Website: www.bridgetrosewell.com
Panel Session
Ron Martin, University of Cambridge, UK
Professor Ron Martin is Professor of Economic Geography at the University of Cambridge. His main research interests include the geographies of labour markets; regional development and competitiveness; the geographies of money and finance; geographical economics; and evolutionary economic geography. He has published some 35 books and monographs, and 200 articles, on these and related themes.
Website: www.geog.cam.ac.uk/people/martin
Panel Session
Mia Gray, University of Cambridge, UK
Mia’s first interest is in labour markets and the social and organisational dynamics of work. She is interested in how labour markets are shaped, structured and regulated. She works at the intersection of political economy, and economic and labour geographies. Her research explores processes of labour market change, geographies of organised labour, immigrant workers, skill formation and diffusion of knowledge, and social networks in the workplace. In particular, She is interested in how categories of social difference like gender, race, age, and class relate to how labour is rewarded, valued and regulated.
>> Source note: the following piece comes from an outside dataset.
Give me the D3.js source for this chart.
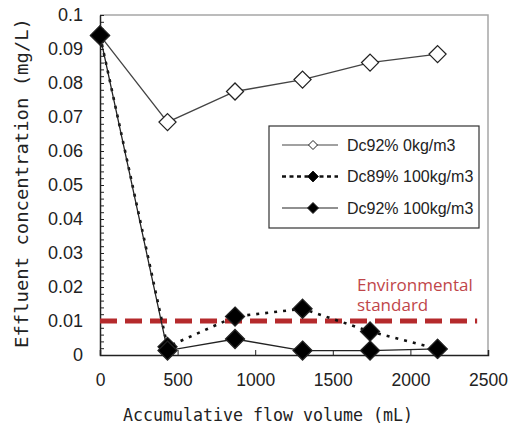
<!DOCTYPE html>
<html>
<head>
<meta charset="utf-8">
<script src="https://cdn.jsdelivr.net/npm/d3@7"></script>
<style>
  body { margin: 0; background: #fff; }
  svg { display: block; }
</style>
</head>
<body>
<svg id="chart"></svg>
<script>
// accumulative flow volume (mL)
var volumes = [0, 435, 870, 1305, 1740, 2175];

// effluent concentration (mg/L)
var dc92_0 = [0.094, 0.0685, 0.0775, 0.081, 0.086, 0.0885];
var dc89_100 = [0.094, 0.0024, 0.0113, 0.0136, 0.0069, 0.0018];
var dc92_100 = [0.094, 0.0013, 0.0047, 0.0013, 0.0013, 0.0018];

var seriesNames = ["Dc92% 0kg/m3", "Dc89% 100kg/m3", "Dc92% 100kg/m3"];

var envLevel = 0.01;
var envRange = [0, 2430];
var envLabel = ["Environmental", "standard"];

var xTicks = [0, 500, 1000, 1500, 2000, 2500];
var yTicks = [0, 0.01, 0.02, 0.03, 0.04, 0.05, 0.06, 0.07, 0.08, 0.09, 0.1];

var config = {
  w: 509,
  h: 430,
  left: 100,
  top: 15,
  right: 488,
  bottom: 355
};

var svg = d3.select("#chart")
  .attr("width", config.w)
  .attr("height", config.h);

var x = d3.scaleLinear().domain([0, 2500]).range([config.left, config.right]);
var y = d3.scaleLinear().domain([0, 0.1]).range([config.bottom, config.top]);

// gray frame on top and right
svg.append("path")
  .attr("d", "M" + config.left + "," + config.top + "H" + config.right + "V" + config.bottom)
  .attr("fill", "none")
  .attr("stroke", "#a6a6a6")
  .attr("stroke-width", 1.5);

// y axis: minor ticks pointing inward
var minor = d3.range(0, 0.1001, 0.002);
svg.append("g")
  .attr("transform", "translate(" + config.left + ",0)")
  .call(d3.axisRight(y).tickValues(minor).tickSize(4).tickFormat(""))
  .call(function(g) { g.selectAll("line").attr("stroke", "#222"); g.select(".domain").remove(); });

// y axis labels
svg.append("g")
  .attr("transform", "translate(" + config.left + ",0)")
  .call(d3.axisLeft(y).tickValues(yTicks).tickSize(0).tickPadding(17)
    .tickFormat(function(d) { return d === 0 ? "0" : String(+d.toFixed(2)); }))
  .call(function(g) {
    g.select(".domain").attr("stroke", "#222").attr("stroke-width", 1.5);
    g.selectAll("text")
      .attr("font-family", "Liberation Sans, Arial, sans-serif")
      .attr("font-size", 18)
      .attr("fill", "#222");
  });

// x axis
svg.append("g")
  .attr("transform", "translate(0," + config.bottom + ")")
  .call(d3.axisTop(x).tickValues(xTicks).tickSize(5).tickFormat(""))
  .call(function(g) {
    g.select(".domain").attr("stroke", "#222").attr("stroke-width", 1.5);
    g.selectAll("line").attr("stroke", "#222");
  });

svg.append("g")
  .attr("transform", "translate(0," + config.bottom + ")")
  .call(d3.axisBottom(x).tickValues(xTicks).tickSize(0).tickPadding(19).tickFormat(d3.format("d")))
  .call(function(g) {
    g.select(".domain").remove();
    g.selectAll("text")
      .attr("font-family", "Liberation Sans, Arial, sans-serif")
      .attr("font-size", 17.5)
      .attr("fill", "#222");
  });

// axis titles
svg.append("text")
  .attr("x", 268)
  .attr("y", 421)
  .attr("text-anchor", "middle")
  .attr("font-family", "DejaVu Sans Mono, monospace")
  .attr("font-size", 18)
  .attr("textLength", 290)
  .attr("lengthAdjust", "spacingAndGlyphs")
  .attr("fill", "#222")
  .text("Accumulative flow volume (mL)");

svg.append("text")
  .attr("transform", "translate(28,183) rotate(-90)")
  .attr("text-anchor", "middle")
  .attr("font-family", "DejaVu Sans Mono, monospace")
  .attr("font-size", 18)
  .attr("textLength", 330)
  .attr("lengthAdjust", "spacingAndGlyphs")
  .attr("fill", "#222")
  .text("Effluent concentration (mg/L)");

// environmental standard
svg.append("line")
  .attr("x1", x(envRange[0]))
  .attr("x2", x(envRange[1]))
  .attr("y1", y(envLevel))
  .attr("y2", y(envLevel))
  .attr("stroke", "#b52a2c")
  .attr("stroke-width", 5)
  .attr("stroke-dasharray", "17,8");

svg.append("text")
  .attr("x", 357)
  .attr("y", 291)
  .attr("font-family", "Open Sans, sans-serif")
  .attr("font-size", 17)
  .attr("fill", "#c0464a")
  .selectAll("tspan")
  .data(envLabel)
  .enter()
  .append("tspan")
    .attr("x", 357)
    .attr("dy", function(d, i) { return i === 0 ? 0 : 20; })
    .text(function(d) { return d; });

// diamond path generator
function diamond(r) {
  return "M0," + (-r) + "L" + r + ",0L0," + r + "L" + (-r) + ",0Z";
}

var series = [
  { name: seriesNames[0], values: dc92_0, dash: null, width: 1.3, color: "#444", fill: "#fff", r: 8.5 },
  { name: seriesNames[1], values: dc89_100, dash: "3,6", width: 2.6, color: "#111", fill: "#000", r: 9.5 },
  { name: seriesNames[2], values: dc92_100, dash: null, width: 1.3, color: "#222", fill: "#000", r: 9.5 }
];

var line = d3.line()
  .x(function(d) { return x(d[0]); })
  .y(function(d) { return y(d[1]); });

var plot = svg.append("g").attr("id", "plot");

series.forEach(function(s) {
  var pts = volumes.map(function(v, i) { return [v, s.values[i]]; });
  plot.append("path")
    .attr("d", line(pts))
    .attr("fill", "none")
    .attr("stroke", s.color)
    .attr("stroke-width", s.width)
    .attr("stroke-dasharray", s.dash);
});

series.forEach(function(s) {
  var pts = volumes.map(function(v, i) { return [v, s.values[i]]; });
  plot.append("g").selectAll("path")
    .data(pts)
    .enter()
    .append("path")
      .attr("transform", function(d) { return "translate(" + x(d[0]) + "," + y(d[1]) + ")"; })
      .attr("d", diamond(s.r))
      .attr("fill", s.fill)
      .attr("stroke", "#222")
      .attr("stroke-width", 1.3);
});

// legend
var legend = svg.append("g").attr("transform", "translate(269,126)");
legend.append("rect")
  .attr("width", 210)
  .attr("height", 102)
  .attr("fill", "#fff")
  .attr("stroke", "#333")
  .attr("stroke-width", 1.2);

var items = legend.selectAll("g.item")
  .data(series)
  .enter()
  .append("g")
    .attr("class", "item")
    .attr("transform", function(d, i) { return "translate(0," + (19 + i * 31.5) + ")"; });

items.append("line")
  .attr("x1", 13)
  .attr("x2", 69)
  .attr("stroke", function(d) { return d.color; })
  .attr("stroke-width", function(d) { return d.dash ? 2.6 : 1.2; })
  .attr("stroke-dasharray", function(d) { return d.dash ? "4,3.5" : null; });

items.append("path")
  .attr("transform", "translate(44,0)")
  .attr("d", function(d) { return diamond(d.fill === "#fff" ? 4.5 : 5.5); })
  .attr("fill", function(d) { return d.fill; })
  .attr("stroke", "#222")
  .attr("stroke-width", 1);

items.append("text")
  .attr("x", 78)
  .attr("dy", "0.35em")
  .attr("font-family", "Liberation Sans, Arial, sans-serif")
  .attr("font-size", 16)
  .attr("fill", "#222")
  .text(function(d) { return d.name; });
</script>
</body>
</html>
Website: www.geog.cam.ac.uk/people/gray
Panel Session
Rowland Atkinson, The University of Sheffield, UK
My work crosses the boundaries of urban studies, sociology, geography and criminology. My doctoral research looked at household displacement resulting from the gentrification of London neighbourhoods using interview and census data to look at the scale of the flows and the impacts on people. These interests, in social problems and urban life, have continued to fuel my research interests. My work seeks to look at what are often hidden issues and the causes of different forms of exclusion and inequality.
From 1997 I worked at the Department of Urban Studies, University of Glasgow, where I worked on issues of social exclusion and area effects (the compounding force of disadvantage faced by poorer residents in poorer areas). It was here that I also took interest in the rise of gated communities in the UK, leading the first UK study and beginning to further consider the role of the middle-classes and higher income households in shaping social outcomes more broadly across the city. While my work on gentrification had viewed middle-class neighbourhood choices as a problem for working-class and poorer households I was now interested in much higher income groups and how choices to self-segregate and seek out secure home zones might begin to impact on British urbanism.
From 2005 I directed the Housing and Community Research Unit, University of Tasmania, Australia, where a very different urban context and issues of indigenous health and housing influenced my thinking. My work continued to focus on issues of gentrification, public housing and strategies of social mixing to create more sustainable communities and I led initiatives designed to generate more interest in these issues from policy-makers nationally.
From 2009 I moved back to the UK to the University of York where I became Reader in Urban Studies and Criminology and my work became more focused on questions of social harm and crime in urban contexts. Since moving to the University of Sheffield in 2014 I continue to work on urban social problems including the role of the super-rich in residential life in the UK, gentrification, community trauma/violence and social vulnerability.
As Chair in Inclusive Societies I work both within USP and across the Faculty of Social Sciences and welcome contact from community leaders, policymakers and others interested in addressing these challenges. I am a member of the editorial advisory board for the journal Housing, Theory and Society and previously an editor of Housing Studies.